> [Supplied information]
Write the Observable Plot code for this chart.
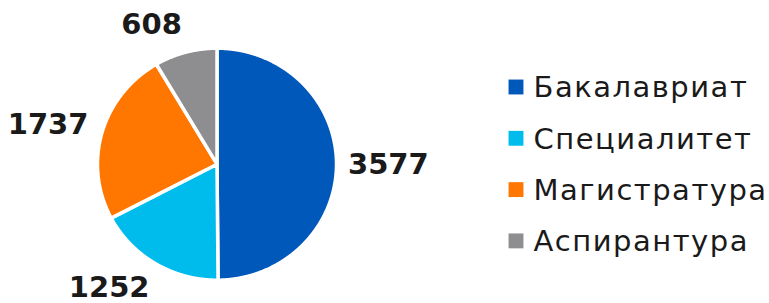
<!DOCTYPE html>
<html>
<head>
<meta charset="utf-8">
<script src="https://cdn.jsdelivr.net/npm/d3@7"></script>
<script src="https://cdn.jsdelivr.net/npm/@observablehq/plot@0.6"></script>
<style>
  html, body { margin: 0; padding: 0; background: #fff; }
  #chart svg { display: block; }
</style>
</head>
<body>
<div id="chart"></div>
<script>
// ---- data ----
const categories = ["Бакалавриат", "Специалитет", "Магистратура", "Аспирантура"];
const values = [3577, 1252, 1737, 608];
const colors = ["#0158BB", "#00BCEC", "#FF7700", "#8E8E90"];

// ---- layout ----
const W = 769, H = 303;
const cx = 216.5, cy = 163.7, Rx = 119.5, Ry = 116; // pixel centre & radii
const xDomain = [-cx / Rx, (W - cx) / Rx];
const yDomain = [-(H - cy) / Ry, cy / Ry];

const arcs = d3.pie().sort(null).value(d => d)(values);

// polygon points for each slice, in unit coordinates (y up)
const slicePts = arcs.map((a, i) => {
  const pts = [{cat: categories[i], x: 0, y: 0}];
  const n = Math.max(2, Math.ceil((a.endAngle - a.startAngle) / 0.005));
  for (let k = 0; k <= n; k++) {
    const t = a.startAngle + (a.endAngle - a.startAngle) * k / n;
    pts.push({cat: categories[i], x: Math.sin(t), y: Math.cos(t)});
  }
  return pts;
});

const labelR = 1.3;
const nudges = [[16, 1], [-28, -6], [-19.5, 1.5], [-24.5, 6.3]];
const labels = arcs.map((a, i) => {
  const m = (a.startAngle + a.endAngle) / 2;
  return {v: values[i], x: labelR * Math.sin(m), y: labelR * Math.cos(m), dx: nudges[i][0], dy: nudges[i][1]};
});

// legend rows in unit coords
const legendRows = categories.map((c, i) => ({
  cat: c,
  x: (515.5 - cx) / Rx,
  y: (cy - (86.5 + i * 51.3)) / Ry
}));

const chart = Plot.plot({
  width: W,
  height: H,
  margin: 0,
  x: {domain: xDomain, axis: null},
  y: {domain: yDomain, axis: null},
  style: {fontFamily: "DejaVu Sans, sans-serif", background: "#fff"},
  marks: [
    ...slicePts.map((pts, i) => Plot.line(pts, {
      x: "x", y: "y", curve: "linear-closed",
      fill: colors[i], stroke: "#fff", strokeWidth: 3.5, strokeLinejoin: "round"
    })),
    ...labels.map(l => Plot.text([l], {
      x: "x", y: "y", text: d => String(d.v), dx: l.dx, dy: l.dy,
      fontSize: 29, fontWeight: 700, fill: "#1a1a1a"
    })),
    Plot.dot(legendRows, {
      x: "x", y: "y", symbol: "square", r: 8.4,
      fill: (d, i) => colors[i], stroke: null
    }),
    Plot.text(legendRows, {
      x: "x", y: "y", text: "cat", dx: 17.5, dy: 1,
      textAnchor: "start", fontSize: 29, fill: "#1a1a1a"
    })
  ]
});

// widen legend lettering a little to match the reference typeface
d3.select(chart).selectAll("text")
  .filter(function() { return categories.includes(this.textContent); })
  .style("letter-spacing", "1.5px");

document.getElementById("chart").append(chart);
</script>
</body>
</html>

> [What to produce] Retype the data above exactly; pictures are not part of the copy.

> [Answer to this task]
Write the Observable Plot code for this chart.
<!DOCTYPE html>
<html>
<head>
<meta charset="utf-8">
<script src="https://cdn.jsdelivr.net/npm/d3@7"></script>
<script src="https://cdn.jsdelivr.net/npm/@observablehq/plot@0.6"></script>
<style>
  html, body { margin: 0; padding: 0; background: #fff; }
  #chart svg { display: block; }
</style>
</head>
<body>
<div id="chart"></div>
<script>
// ---- data ----
const categories = ["Бакалавриат", "Специалитет", "Магистратура", "Аспирантура"];
const values = [3577, 1252, 1737, 608];
const colors = ["#0158BB", "#00BCEC", "#FF7700", "#8E8E90"];

// ---- layout ----
const W = 769, H = 303;
const cx = 216.5, cy = 163.7, Rx = 119.5, Ry = 116; // pixel centre & radii
const xDomain = [-cx / Rx, (W - cx) / Rx];
const yDomain = [-(H - cy) / Ry, cy / Ry];

const arcs = d3.pie().sort(null).value(d => d)(values);

// polygon points for each slice, in unit coordinates (y up)
const slicePts = arcs.map((a, i) => {
  const pts = [{cat: categories[i], x: 0, y: 0}];
  const n = Math.max(2, Math.ceil((a.endAngle - a.startAngle) / 0.005));
  for (let k = 0; k <= n; k++) {
    const t = a.startAngle + (a.endAngle - a.startAngle) * k / n;
    pts.push({cat: categories[i], x: Math.sin(t), y: Math.cos(t)});
  }
  return pts;
});

const labelR = 1.3;
const nudges = [[16, 1], [-28, -6], [-19.5, 1.5], [-24.5, 6.3]];
const labels = arcs.map((a, i) => {
  const m = (a.startAngle + a.endAngle) / 2;
  return {v: values[i], x: labelR * Math.sin(m), y: labelR * Math.cos(m), dx: nudges[i][0], dy: nudges[i][1]};
});

// legend rows in unit coords
const legendRows = categories.map((c, i) => ({
  cat: c,
  x: (515.5 - cx) / Rx,
  y: (cy - (86.5 + i * 51.3)) / Ry
}));

const chart = Plot.plot({
  width: W,
  height: H,
  margin: 0,
  x: {domain: xDomain, axis: null},
  y: {domain: yDomain, axis: null},
  style: {fontFamily: "DejaVu Sans, sans-serif", background: "#fff"},
  marks: [
    ...slicePts.map((pts, i) => Plot.line(pts, {
      x: "x", y: "y", curve: "linear-closed",
      fill: colors[i], stroke: "#fff", strokeWidth: 3.5, strokeLinejoin: "round"
    })),
    ...labels.map(l => Plot.text([l], {
      x: "x", y: "y", text: d => String(d.v), dx: l.dx, dy: l.dy,
      fontSize: 29, fontWeight: 700, fill: "#1a1a1a"
    })),
    Plot.dot(legendRows, {
      x: "x", y: "y", symbol: "square", r: 8.4,
      fill: (d, i) => colors[i], stroke: null
    }),
    Plot.text(legendRows, {
      x: "x", y: "y", text: "cat", dx: 17.5, dy: 1,
      textAnchor: "start", fontSize: 29, fill: "#1a1a1a"
    })
  ]
});

// widen legend lettering a little to match the reference typeface
d3.select(chart).selectAll("text")
  .filter(function() { return categories.includes(this.textContent); })
  .style("letter-spacing", "1.5px");

document.getElementById("chart").append(chart);
</script>
</body>
</html>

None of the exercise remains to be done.